During our trip to Monaghan in July 2018, we took in the view from the Stranooden abstraction point: rolling hills partitioned by agricultural fields were yellowed by the summer’s heat and production. Despite a widespread drought, the trees and grasses had managed to retain some of their greens and were surrounded by calming blue skies and water. It was still and peaceful.
Scenes such as this view from the Stranooden Abstraction Point are usually taken to represent Ireland’s green and benign countryside – an image that has been sold around the world. But this is not the only way to perceive such landscapes.
Ireland never had the scale of urban industry we associate with Manchester, Turin, or Munich. But industrial landscapes are not limited to cities. By one definition, an industrial landscape is “the landscape resultant from a thoughtful and systematic activity of man in the natural or agricultural landscape with the aim of developing industrial activities”. Since the 1970s at least, large parts of rural Ireland have undergone significant landscape change as our agricultural system shifted to pasture-based, intensive livestock farming. Between 1984 and 2014, the number of dairy farms reduced from 80,000 to 17,500. Over the same period, there was a 48% increase in output per cow, a 470% increase in output per farm, and a 340% increase in the average herd size (from 18 to 64). These developments were driven by successive national governments, EU agricultural policy and a globalising market for dairy-based products.
From one perspective – the one that is more easily measured – these developments in the agricultural sector are taken as signs of progress: technological, economic and institutional innovations that boosted productivity, reduced costs and stimulated growth. From another perspective, these developments resulted in reduced employment in rural areas, consolidation of land in the hands of fewer, larger farmers, vertical integration of farmers into global supply chains (in which they have little power to influence price or quality), and a cascade of cumulative ecological impacts that have only recently begun to gain attention.

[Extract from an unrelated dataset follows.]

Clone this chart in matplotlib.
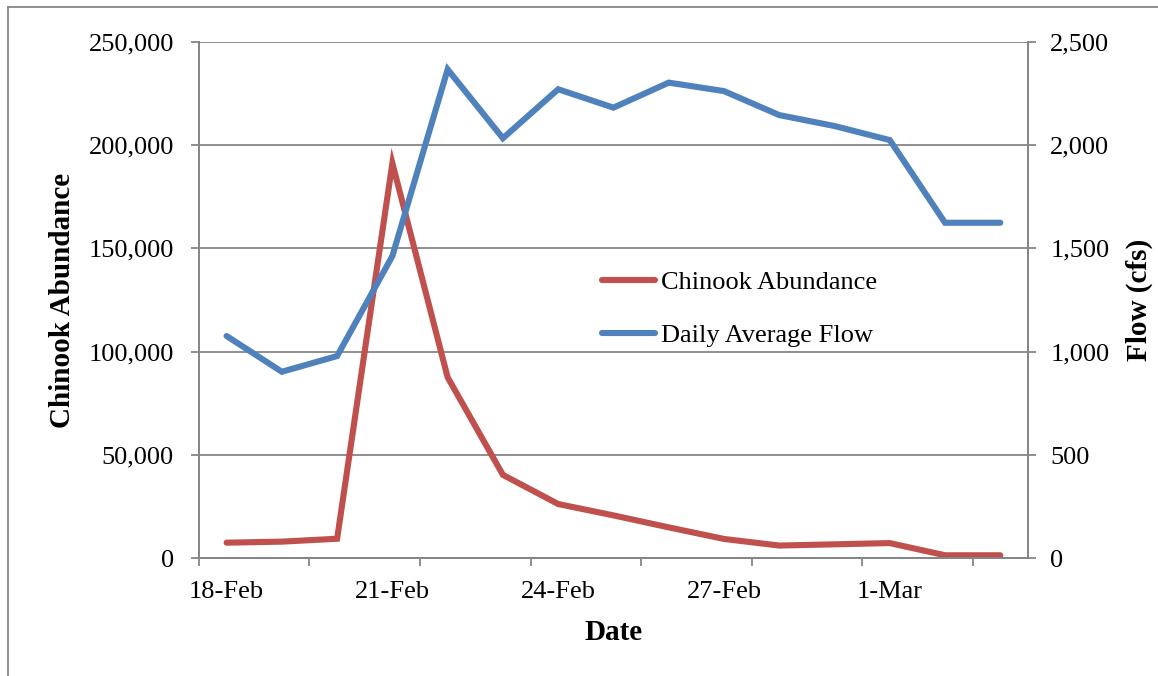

These latter include GHG emissions (the agricultural sector is responsible for the highest proportion of emissions in Ireland – more than transport or energy generation); deteriorating water quality through run-off from fertilizers and slurry; loss of biodiversity through the expansion of grasslands; and soil degradation through impaction of heavy machinery and over-use of fertilizers.
When we stood at the Stranooden Abstraction Point on that sunny morning it was well that a member of the National Federation of Group Water Schemes (NFGWS) was there to remind us of these legacies. He had us listen to the quietness. There was no buzz, no hum, no sign of insects. What we had first perceived as rural peace and calm now indicated something darker. There were no sign of flowers or vibrant colour in the uniform green. These absences marked the area’s diminishing biodiversity and signaled the challenges the hydrological system faces from the area’s land use that is dominated by industrial agriculture.